Photographs by Donna Pollach
Edited by Sue St. Michael
Blurb Books
ISBN 978-1-36-470359-2
Hardback $112.19 – 167 pages
Reviewed by Wendy Judith Cutler
“To me, photography is about not hiding. I have always felt that the best thing about art is that you get to be yourself. So that is the gift I get and also the risk I take–being myself” (5).
What a perfect introductory statement from the photographer, Donna Pollach, to these beautiful and herstorically-relevant photographs, illuminating the precious gift (and risk) of living openly as a lesbian and passionately capturing her life through taking photographs. This stunning collection of one-hundred and fifty black and white photographs documents her life, and the lives of lesbians in the Portland, Oregon community from the nineteen-seventies to Pollach’s death in 2002.

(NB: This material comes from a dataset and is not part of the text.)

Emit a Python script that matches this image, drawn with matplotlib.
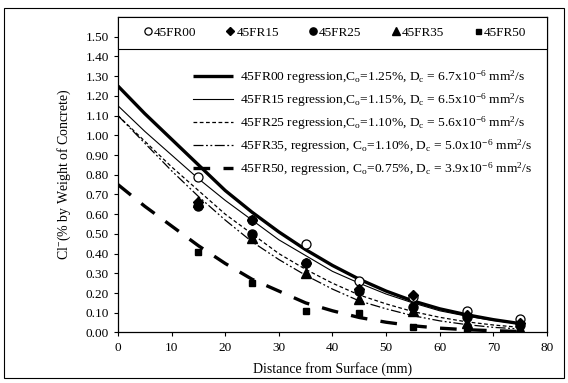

Photographs by Donna Pollach is an oversized, hard-bound, black book with a self-portrait of Donna holding her Nikon camera, taking a shot, on the cover. It is a perfect replica of her and her photography; Donna took photographs wherever she was, whatever she was doing, knowing somehow the importance of what she was capturing through her lens. Donna’s method was simple. She started taking portraits of the people around her. The book is a conversation between Donna and the viewer/reader.
Lovingly edited and compiled by Sue St. Michael, Donna’s partner of twenty-five years, Photographs by Donna Pollach is divided into sections entitled: “Community; ”Sisters;” “Lesbian Families;” and “Portraits.”
During my years living in Portland in the late seventies and, later, returning in the late eighties, I felt a kinship and sisterhood with both Donna and Sue. Their passionate partnership took place in these heady and vibrant times of collective households, demonstrations, creative flowerings of all kinds, coming out as open lesbians, creating lesbian culture, communities and consciousness and the merging of the personal and political.
This book follows a retrospective show at the White Gallery of Portland State University as part of an anniversary celebration of the establishment of the Women’s Studies Department (that Donna helped establish as a student and member of the Women’s Union), three years after Donna’s death from breast cancer. Many lesbian and feminist publications during the seventies featured Donna’s photography of lesbians and lesbian communities, including Women: A Journal of Liberation; Margins: A Review; and Womanspirit Magazine, as well as local Portland community publications including the Portland Scribe; Zero: Quarterly Review; Women’s Sports Calendar and Just Out Newspaper.
Photographs by Donna Pollach includes Donna’s own artist statement and chronology, as well as statements by her close friend, Ellen Goldberg; Donna’s identical lesbian twin-sister, Karen Pollach; and Sue. This collection is more than only a visual representation of lesbian images; it is also a social, political, cultural herstory of lesbian lives.
In Ellen Goldberg’s introduction, she tells us these photographs show us: “..the way we loved, raised children, and made households while establishing lesbian counter-culture….Here are photographs of women finding passionate, intimate expression with other women for the first time in their lives” (9-10).
Donna and Sue were both school teachers. Donna adopted a son when Sue could not legally be considered his parent. Sue was embroiled in a child custody challenge. As Sue’s statement reminds:
“In 1978, there were no legal protections for lesbian mothers. We witnessed the suffering of mothers in our community who lost custody of their children solely because of their sexual orientation…Not only did lesbians struggle with custody issues but as lesbian school teachers we might be out in our communities and closeted in our jobs” (82).
Sue concludes her statement with her gratitude to Donna: “Thirteen years after her death, I feel privileged to offer this book of her photographs, taken with great care and love” (83).
I, too, feel privileged to be able to relish these photographs as a testimony to the passionate photographer illuminating these transcendent times for us.